Ecco perché Gesù ha detto: “Chiunque vede il Figlio e crede in lui ha la vita eterna”, perché oggi noi stiamo risorgendo, perché l'ultimo giorno non è la morte, l'ultimo giorno è Gesù, Gesù è l’ultimo giorno, quindi oggi noi stiamo risorgendo. Infatti, al di là dei condizionamenti psicologici che inevitabilmente il morire comporta, a livello interiore la bellezza della nostra vita è Dio, che si fa desiderare in noi, per cui, nel momento in cui moriremo, il desiderio del Padre di portarci nella sua gloria si realizzerà. Ogni giorno siamo nell'ultimo giorno. Ogni giorno è il Risorto in noi che ci trasfigura e ci colloca in una condizione di eternità beata. Noi moriremo, perché i nostri occhi sono incapaci di vedere la gloria di Dio. Allora avremo un trapianto oculistico: dagli occhi di terra agli occhi della visione celeste.  In quel momento il nostro cuore di carne entrerà nel cuore della Trinità e la morte sarà andare al di là del limite, in un orizzonte che avvolgerà eternamente la nostra vita, in una luce che non conosce tramonto.

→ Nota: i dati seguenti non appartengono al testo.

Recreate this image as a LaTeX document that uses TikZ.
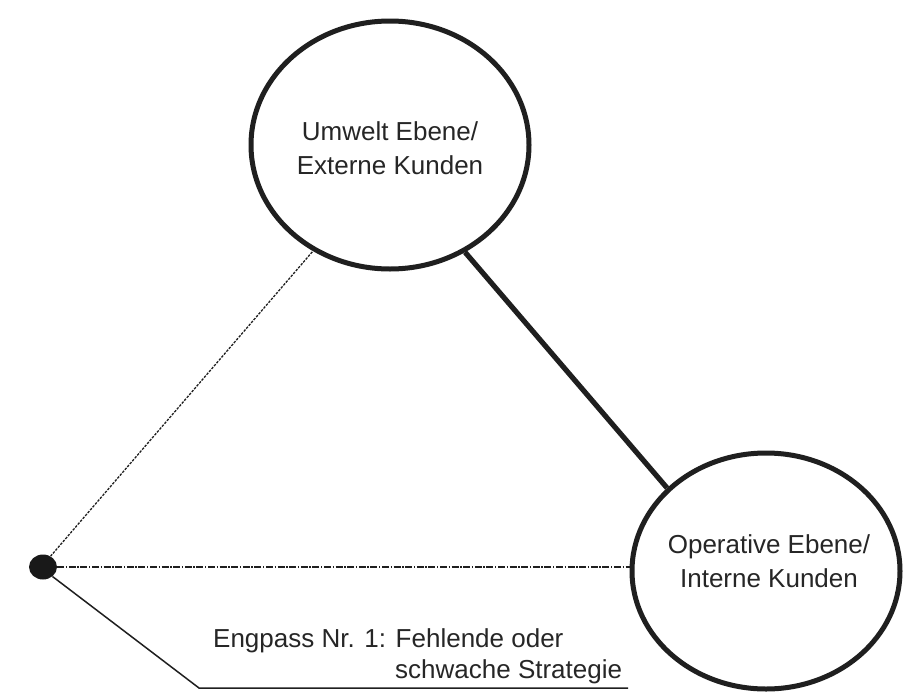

Ma tutto questo si realizza veramente quando noi celebriamo l'Eucaristia. L'Eucaristia è il gusto dell'eternità. Noi qualche volta dimentichiamo che il luogo per eccellenza in cui noi gustiamo la presenza dei defunti è il mistero eucaristico. Al cimitero ci sono le reliquie dei morti, nell'Eucaristia non esistono i morti, esistono solo i viventi. Sono persone che nella nostra vita ci dicono: “Come è bello contemplare eternamente il Padre!”. L'Eucaristia è la presenza dei nostri defunti, che sono qui.  E’ molto bello come, nella liturgia di San Giovanni Crisostomo, il Santo non sia cantato solo dagli angeli, ma dai santi e anche dai defunti, perché i defunti sono nella gloria. E’ una verità questa che noi cogliamo molto bene nell'Eucaristia, soprattutto se vediamo le tradizioni più antiche della chiesa, dove ogni morire era una benedizione. E’ molto bello come Tertulliano, questo autore del secondo secolo, diceva: “Il nostro piangere davanti a un morto è sempre sommesso, perché noi stiamo gustando un'eternità”. Sono le lacrime di una storia, ma sono un cuore illuminato dall’eterno. Per cui la bellezza dell'Eucaristia è mangiare con i nostri defunti. Dovremmo qualche volta fare appello un po’ alla fantasia. Noi andiamo all'Eucaristia tutti i giorni e passiamo al corpo e al sangue del Signore sacramentalmente. I nostri morti stanno mangiando la gloria di Dio e ci dicono: “Vi stiamo aspettando”, in una meravigliosa comunione tra cielo e terra, che ci dà tanta forza e tanta speranza. Il linguaggio dei segni liturgici è un po' il linguaggio della vita, la bellezza dell'atto liturgico vero è il pianto, è la luminosità del paradiso, per cui quando noi celebriamo la dipartita di un fratello, lui sta già vedendo la gloria di Dio, che noi ancora desideriamo.

Ecco perché ci ritroviamo nell'Eucaristia, perché la presenza di Gesù in noi glorioso, che ci rende partecipi ogni giorno della sua morte, e nella nostra morte realizza il principio del Padre di portarci in Paradiso, nell'Eucaristia è sempre una realtà viva e vitale. E allora non abbiamo la tristezza! Tra i mosaici delle catacombe, c'è un altare con un mosaico che rappresenta il prete che fa bere il calice ad una persona chiamata Irene (così diceva il mosaico Irene, bevi!), in una meravigliosa comunione per cui i morti ci dicono: “Vivi con coraggio per gustare in pienezza la gloria del cielo”. Quasi quasi vien voglia di dire in modo paradossale, ma estremamente vero, quando un fratello muore: “Come sei fortunato, stai già vedendo quello che io devo ancora aspettare!”. E allora entriamo in questa esperienza che la festa dei defunti ci offre nella prospettiva della gloria del cielo, perché se noi entreremo in questa meravigliosa esperienza potremo veramente camminare in novità di vita. Perciò durante l'eucarestia viviamo con i nostri morti, vediamoli attorno all'altare e vorrei concludere con la testimonianza che ci dà Agostino quando muore sua madre. Agostino e il fratello si ponevano la domanda: “Dobbiamo portare la mamma in Africa, per farla morire nella sua patria?”. La mamma, sentendo questi discorsi di Agostino e del fratello, disse: “Dove porterete il mio corpo a me non interessa, l'importante è che mi ricordiate sempre attorno all'altare del Signore. Lì vivrete la vera comunione”. Allora, quando siamo a messa, vediamo i nostri morti attorno all'altare, perché non esistono i morti, esistono solo i viventi. In questa danza tra cielo e terra respireremo quella eternità beata che è la bellezza della fede. Gesù ha detto: “Io non ho perso nessuno di quelli che tu mi hai dato”. Sarebbe bello che si realizzasse in questo momento, ma il Signore sa che siamo nelle sue mani e nelle sue mani siamo già in cammino verso l'eternità, che è la gioia, la bellezza, la speranza della nostra vita.